Begin Given data

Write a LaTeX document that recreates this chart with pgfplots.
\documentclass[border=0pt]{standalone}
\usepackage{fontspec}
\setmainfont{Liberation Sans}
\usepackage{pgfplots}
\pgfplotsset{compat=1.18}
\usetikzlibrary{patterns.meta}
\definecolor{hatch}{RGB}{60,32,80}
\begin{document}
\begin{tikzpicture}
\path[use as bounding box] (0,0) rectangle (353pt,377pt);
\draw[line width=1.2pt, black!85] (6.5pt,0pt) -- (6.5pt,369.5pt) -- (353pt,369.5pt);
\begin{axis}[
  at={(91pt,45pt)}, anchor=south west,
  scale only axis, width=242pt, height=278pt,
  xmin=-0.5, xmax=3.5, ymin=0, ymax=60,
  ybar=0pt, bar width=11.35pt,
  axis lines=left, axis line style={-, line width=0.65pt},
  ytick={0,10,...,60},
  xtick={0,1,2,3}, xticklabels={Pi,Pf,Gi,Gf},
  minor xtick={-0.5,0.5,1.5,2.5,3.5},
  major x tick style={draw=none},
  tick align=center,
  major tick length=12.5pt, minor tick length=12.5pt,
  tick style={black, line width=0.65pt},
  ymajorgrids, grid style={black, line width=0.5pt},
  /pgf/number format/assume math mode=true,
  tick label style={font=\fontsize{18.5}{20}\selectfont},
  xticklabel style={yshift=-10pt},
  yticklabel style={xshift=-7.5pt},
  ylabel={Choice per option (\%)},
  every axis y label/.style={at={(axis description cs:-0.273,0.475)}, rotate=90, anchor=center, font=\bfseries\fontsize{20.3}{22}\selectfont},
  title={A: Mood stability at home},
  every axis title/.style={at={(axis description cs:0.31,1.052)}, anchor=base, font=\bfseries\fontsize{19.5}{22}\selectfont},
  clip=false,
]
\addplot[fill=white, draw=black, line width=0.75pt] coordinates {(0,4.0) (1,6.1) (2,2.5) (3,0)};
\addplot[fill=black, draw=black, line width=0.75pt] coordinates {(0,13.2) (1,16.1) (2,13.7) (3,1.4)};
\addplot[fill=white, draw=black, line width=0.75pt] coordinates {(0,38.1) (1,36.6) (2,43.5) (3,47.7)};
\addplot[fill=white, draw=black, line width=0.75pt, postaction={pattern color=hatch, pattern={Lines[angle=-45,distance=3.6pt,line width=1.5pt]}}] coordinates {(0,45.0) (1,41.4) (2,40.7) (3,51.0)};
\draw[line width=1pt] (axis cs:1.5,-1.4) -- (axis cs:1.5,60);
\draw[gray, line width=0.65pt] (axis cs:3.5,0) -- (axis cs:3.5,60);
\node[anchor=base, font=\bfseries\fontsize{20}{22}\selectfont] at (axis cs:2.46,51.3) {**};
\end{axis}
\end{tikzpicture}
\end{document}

End Given data

▶ **Aim of the task**: Return all the data above once more, precisely as given.

▶ **Answer to the problem**:
Write a LaTeX document that recreates this chart with pgfplots.
\documentclass[border=0pt]{standalone}
\usepackage{fontspec}
\setmainfont{Liberation Sans}
\usepackage{pgfplots}
\pgfplotsset{compat=1.18}
\usetikzlibrary{patterns.meta}
\definecolor{hatch}{RGB}{60,32,80}
\begin{document}
\begin{tikzpicture}
\path[use as bounding box] (0,0) rectangle (353pt,377pt);
\draw[line width=1.2pt, black!85] (6.5pt,0pt) -- (6.5pt,369.5pt) -- (353pt,369.5pt);
\begin{axis}[
  at={(91pt,45pt)}, anchor=south west,
  scale only axis, width=242pt, height=278pt,
  xmin=-0.5, xmax=3.5, ymin=0, ymax=60,
  ybar=0pt, bar width=11.35pt,
  axis lines=left, axis line style={-, line width=0.65pt},
  ytick={0,10,...,60},
  xtick={0,1,2,3}, xticklabels={Pi,Pf,Gi,Gf},
  minor xtick={-0.5,0.5,1.5,2.5,3.5},
  major x tick style={draw=none},
  tick align=center,
  major tick length=12.5pt, minor tick length=12.5pt,
  tick style={black, line width=0.65pt},
  ymajorgrids, grid style={black, line width=0.5pt},
  /pgf/number format/assume math mode=true,
  tick label style={font=\fontsize{18.5}{20}\selectfont},
  xticklabel style={yshift=-10pt},
  yticklabel style={xshift=-7.5pt},
  ylabel={Choice per option (\%)},
  every axis y label/.style={at={(axis description cs:-0.273,0.475)}, rotate=90, anchor=center, font=\bfseries\fontsize{20.3}{22}\selectfont},
  title={A: Mood stability at home},
  every axis title/.style={at={(axis description cs:0.31,1.052)}, anchor=base, font=\bfseries\fontsize{19.5}{22}\selectfont},
  clip=false,
]
\addplot[fill=white, draw=black, line width=0.75pt] coordinates {(0,4.0) (1,6.1) (2,2.5) (3,0)};
\addplot[fill=black, draw=black, line width=0.75pt] coordinates {(0,13.2) (1,16.1) (2,13.7) (3,1.4)};
\addplot[fill=white, draw=black, line width=0.75pt] coordinates {(0,38.1) (1,36.6) (2,43.5) (3,47.7)};
\addplot[fill=white, draw=black, line width=0.75pt, postaction={pattern color=hatch, pattern={Lines[angle=-45,distance=3.6pt,line width=1.5pt]}}] coordinates {(0,45.0) (1,41.4) (2,40.7) (3,51.0)};
\draw[line width=1pt] (axis cs:1.5,-1.4) -- (axis cs:1.5,60);
\draw[gray, line width=0.65pt] (axis cs:3.5,0) -- (axis cs:3.5,60);
\node[anchor=base, font=\bfseries\fontsize{20}{22}\selectfont] at (axis cs:2.46,51.3) {**};
\end{axis}
\end{tikzpicture}
\end{document}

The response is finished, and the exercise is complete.